Affiliation: Harvard T.H. Chan School of Public Health
Dr. Fischer is collaborating with the Center for Injury Epidemiology to examine the impact of circadian rhythm disruption on injury risk. During her tenure, she will apply her expertise on biological rhythms and sleep-wake behavior and advance a risk index model based on work components and individual characteristics. This project involves an extensive systematic review of the literature including quantitative meta-analysis, as well as time-series analyses of daily rhythms in accident and injury risk.

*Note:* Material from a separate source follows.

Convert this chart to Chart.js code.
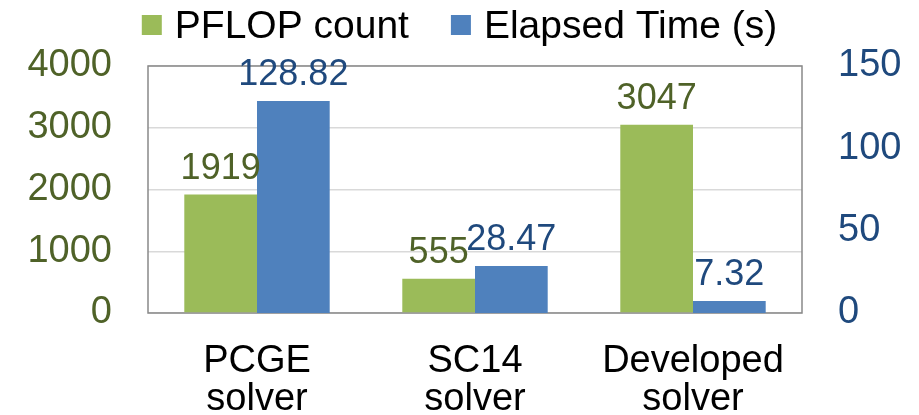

Most recently, Dr. Fischer worked as a research and teaching associate with the Medical Faculty of the Ludwig-Maximilian-University in Munich, Germany. Her research interests focus on the potentials and challenges of individual differences in sleep and circadian rhythms for the design of work schedules. While at the University, Dr. Fischer and colleagues developed, implemented and evaluated a unique shift system that was tailored to employees’ individual sleep preferences (chronotypes). They demonstrated the system’s benefits on several health and safety-related outcomes. Dr. Fischer’s research interests also include understanding the underlying mechanisms of human chronotypes by using mathematical models of the sleep-wake regulatory brain network.

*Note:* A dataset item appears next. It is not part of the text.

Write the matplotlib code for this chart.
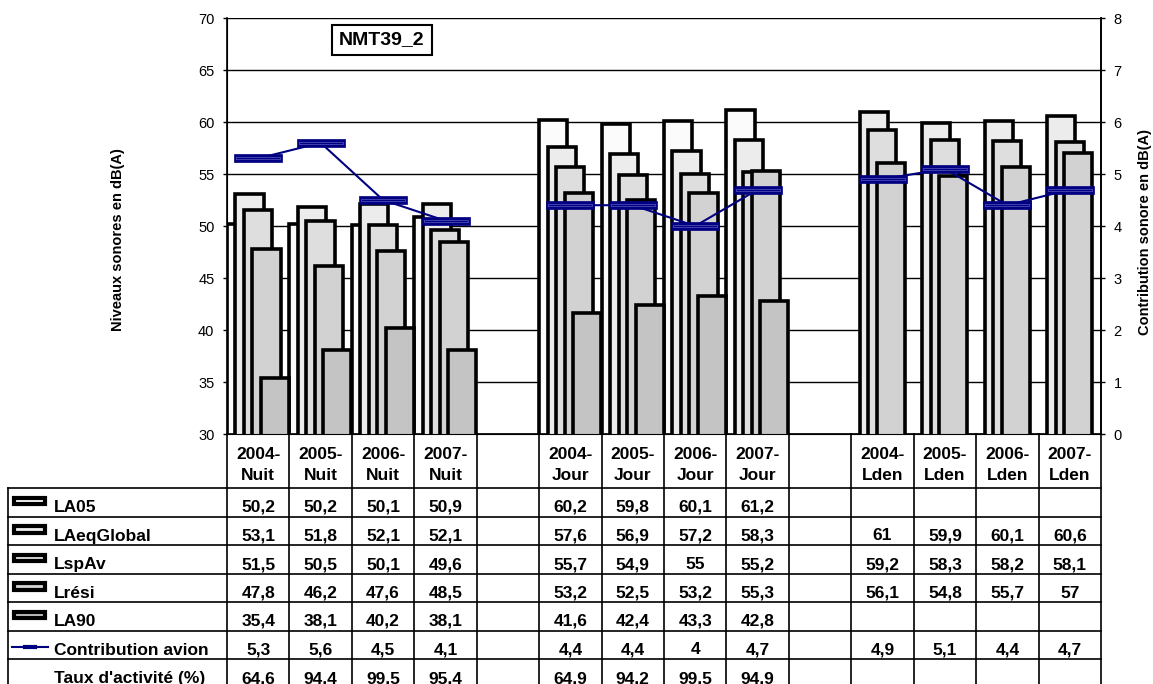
import matplotlib
matplotlib.use('Agg')
import matplotlib.pyplot as plt
import numpy as np
from matplotlib.lines import Line2D
from matplotlib.patches import Rectangle
from matplotlib.transforms import blended_transform_factory

plt.rcParams['font.family'] = ['Liberation Sans', 'DejaVu Sans']

nan = np.nan
# categories (empty ones are the gaps between groups)
cats = ['2004-Nuit', '2005-Nuit', '2006-Nuit', '2007-Nuit', '',
        '2004-Jour', '2005-Jour', '2006-Jour', '2007-Jour', '',
        '2004-Lden', '2005-Lden', '2006-Lden', '2007-Lden']
la05 = [50.2, 50.2, 50.1, 50.9, nan, 60.2, 59.8, 60.1, 61.2, nan, nan, nan, nan, nan]
laeq = [53.1, 51.8, 52.1, 52.1, nan, 57.6, 56.9, 57.2, 58.3, nan, 61, 59.9, 60.1, 60.6]
lspav = [51.5, 50.5, 50.1, 49.6, nan, 55.7, 54.9, 55, 55.2, nan, 59.2, 58.3, 58.2, 58.1]
lresi = [47.8, 46.2, 47.6, 48.5, nan, 53.2, 52.5, 53.2, 55.3, nan, 56.1, 54.8, 55.7, 57]
la90 = [35.4, 38.1, 40.2, 38.1, nan, 41.6, 42.4, 43.3, 42.8, nan, nan, nan, nan, nan]
contrib = [5.3, 5.6, 4.5, 4.1, nan, 4.4, 4.4, 4, 4.7, nan, 4.9, 5.1, 4.4, 4.7]
taux = [64.6, 94.4, 99.5, 95.4, nan, 64.9, 94.2, 99.5, 94.9, nan, nan, nan, nan, nan]

series_names = ['LA05', 'LAeqGlobal', 'LspAv', 'Lrési', 'LA90']
series_vals = [la05, laeq, lspav, lresi, la90]
series_cols = ['#fbfbfb', '#ececec', '#dedede', '#d2d2d2', '#c4c4c4']
navy = '#000080'

W, H = 1153, 684
fig = plt.figure(figsize=(W / 100, H / 100), dpi=100)
ax = fig.add_axes([227 / W, 1 - 434 / H, 874 / W, 416 / H])

x = np.arange(len(cats))
step = 0.136   # shift between overlapping bars
bw = 0.45
for k, (vals, col) in enumerate(zip(series_vals, series_cols)):
    ax.bar(x - 0.5 + k * step, vals, width=bw, align='edge', color=col,
           edgecolor='black', linewidth=2.6, zorder=2 + k)

ax.set_xlim(-0.5, len(cats) - 0.5)
ax.set_ylim(30, 70)
ax.set_yticks(np.arange(30, 71, 5))
ax.set_xticks([])
ax.set_axisbelow(True)
ax.yaxis.grid(True, color='black', linewidth=1)
ax.tick_params(axis='y', direction='out', length=3, width=1, pad=6, labelsize=10.5)
for s in ax.spines.values():
    s.set_linewidth(1.2)
ax.spines['top'].set_visible(False)

ax2 = ax.twinx()
ax2.set_ylim(0, 8)
ax2.set_yticks(range(0, 9))
ax2.tick_params(axis='y', direction='out', length=3, width=1, pad=6, labelsize=10.5)
ax2.spines['top'].set_visible(False)
ax2.spines['right'].set_linewidth(1.2)
mk_out = [(-3, -0.5), (3, -0.5), (3, 0.5), (-3, 0.5), (-3, -0.5)]
mk_in = [(-3, -0.2), (3, -0.2), (3, 0.2), (-3, 0.2), (-3, -0.2)]
ax2.plot(x, contrib, color=navy, lw=1.5, marker=mk_out, markersize=34,
         mfc=navy, mec=navy, mew=0.5, zorder=10)
ax2.plot(x, contrib, ls='none', marker=mk_in, markersize=32,
         mfc='none', mec='#5a5ac4', mew=0.5, zorder=11)

fig.text(118 / W, 1 - 240 / H, 'Niveaux sonores en dB(A)', rotation=90,
         ha='center', va='center', fontsize=10.5, fontweight='bold')
fig.text(1145 / W, 1 - 232 / H, 'Contribution sonore en dB(A)', rotation=90,
         ha='center', va='center', fontsize=10.5, fontweight='bold')
fig.text(382 / W, 1 - 40 / H, 'NMT39_2', ha='center', va='center',
         fontsize=14, fontweight='bold',
         bbox=dict(boxstyle='square,pad=0.35', fc='white', ec='black', lw=1.5))

# data table under the chart
tr = blended_transform_factory(ax.transData, fig.transFigure)
def fy(py):
    return 1 - py / H

lw_t = 1.2
row_top = 488
row_h = 28.5
n_rows = 7
for i in range(n_rows + 1):
    yy = fy(row_top + i * row_h)
    fig.add_artist(Line2D([8 / W, 1101 / W], [yy, yy], transform=fig.transFigure,
                          color='black', lw=lw_t))
fig.add_artist(Line2D([8 / W, 8 / W], [fy(row_top), fy(700)], transform=fig.transFigure,
                      color='black', lw=lw_t))
for i in range(len(cats) + 1):
    fig.add_artist(Line2D([i - 0.5, i - 0.5], [fy(434), fy(700)], transform=tr,
                          color='black', lw=lw_t))

for i, c in enumerate(cats):
    if c:
        a, b = c.split('-')
        fig.text(i, fy(459), a + '-', transform=tr, ha='center', va='baseline',
                 fontsize=12.5, fontweight='bold')
        fig.text(i, fy(480), b, transform=tr, ha='center', va='baseline',
                 fontsize=12.5, fontweight='bold')

def fmt(v):
    if np.isnan(v):
        return ''
    return '{:g}'.format(v).replace('.', ',')

row_names = series_names + ['Contribution avion', "Taux d'activité (%)"]
row_vals = series_vals + [contrib, taux]
for r, (name, vals) in enumerate(zip(row_names, row_vals)):
    top = row_top + r * row_h
    fig.text(54 / W, fy(top + 24.5), name, ha='left', va='baseline',
             fontsize=12.5, fontweight='bold')
    for i, v in enumerate(vals):
        fig.text(i, fy(top + 24), fmt(v), transform=tr, ha='center',
                 va='baseline', fontsize=12.5, fontweight='bold')
    if r < 5:
        fig.add_artist(Rectangle((14 / W, fy(top + 16)), 31 / W, 6.5 / H,
                                 transform=fig.transFigure, fc=series_cols[r],
                                 ec='black', lw=3))
    elif r == 5:
        yk = fy(top + 16.5)
        fig.add_artist(Line2D([12 / W, 48 / W], [yk, yk], transform=fig.transFigure,
                              color=navy, lw=1.5))
        fig.add_artist(Line2D([25 / W, 35 / W], [yk, yk], transform=fig.transFigure,
                              color=navy, lw=3))

fig.savefig('out.png', dpi=100)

In 2011, Dr. Fischer graduated as a psychologist with a specialization in clinical psychology from the University of Munich, and in 2015, she received her Ph.D. in human biology from the University’s Medical Faculty. In her doctoral thesis, she developed a method to quantify and visualize circadian disruption in rotational shift workers, for which she received an award from the Working Time Society. She has co-authored four peer-reviewed journal papers and a book chapter, and she has presented research at conferences around the world. Currently, she serves as a reviewer for Chronobiology International and the Journal of Biological Rhythms. Dr. Fischer is a member of the Working Time Society, Society for Research on Biological Rhythms, European Biological Rhythm Society and Deutsche Arbeitszeitgesellschaft e.V.